Peace was not inevitable; the colonies were riven by factionalism. The only way peace could be achieved was by compromise, which depended on reason and good faith. I just want you to consider that for a moment: A political meeting dominated by reason and good faith.
And they got it done. They invented a country. No one was completely happy, but they invented a country.
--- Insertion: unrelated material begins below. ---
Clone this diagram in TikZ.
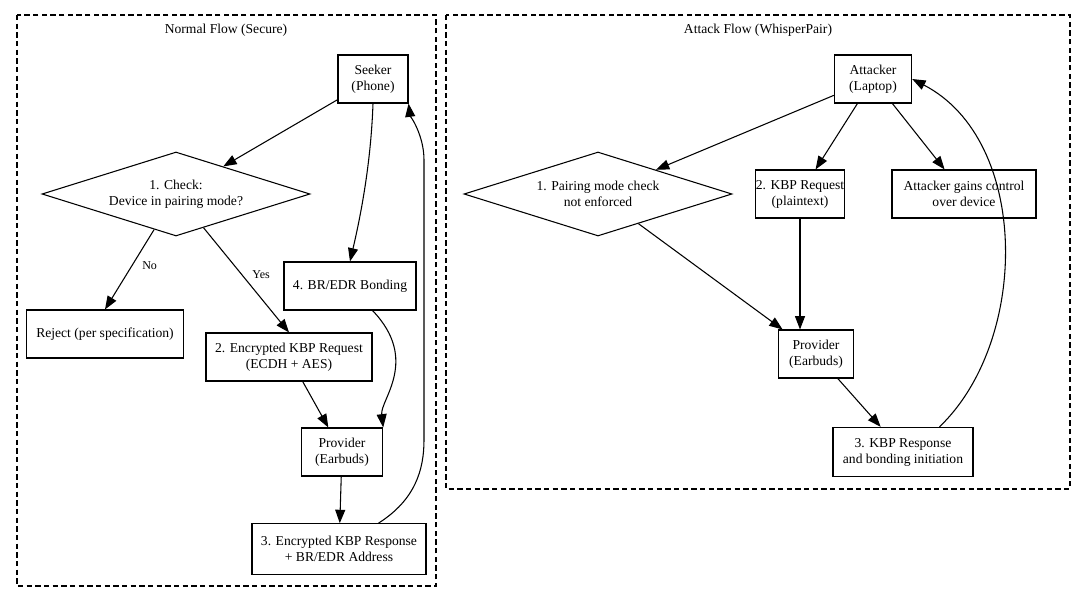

Benjamin Franklin was the first to speak when the deal was finally done. It was a time of surging nationalism, a time of bunting and conspicuous patriotism. It was a time, in other words, ripe for demagoguery and triumphalism. But here is what Benjamin Franklin said:
“I confess that there are several parts of this constitution which I do not at present approve, but I am not sure I shall ever approve them. For having lived so long, I have experienced many instances of being obliged by better information, or fuller consideration, to change opinions even on important subjects, which I had once thought right, but found to be otherwise.”
So the most influential American of his age announced the beginning of the new nation by reminding his colleagues — by reminding everybody — that human error was inevitable, and that no one person held a monopoly on the truth.
He and Jane both came from humble beginnings. Social rules allowed one to rise while the other remained indentured by custom. She didn’t blame immigrants or criminals or the British. She didn’t even blame men, although she certainly could have. She stayed cheerful; she stayed alive to new ideas. She cherished peace; she loved reason.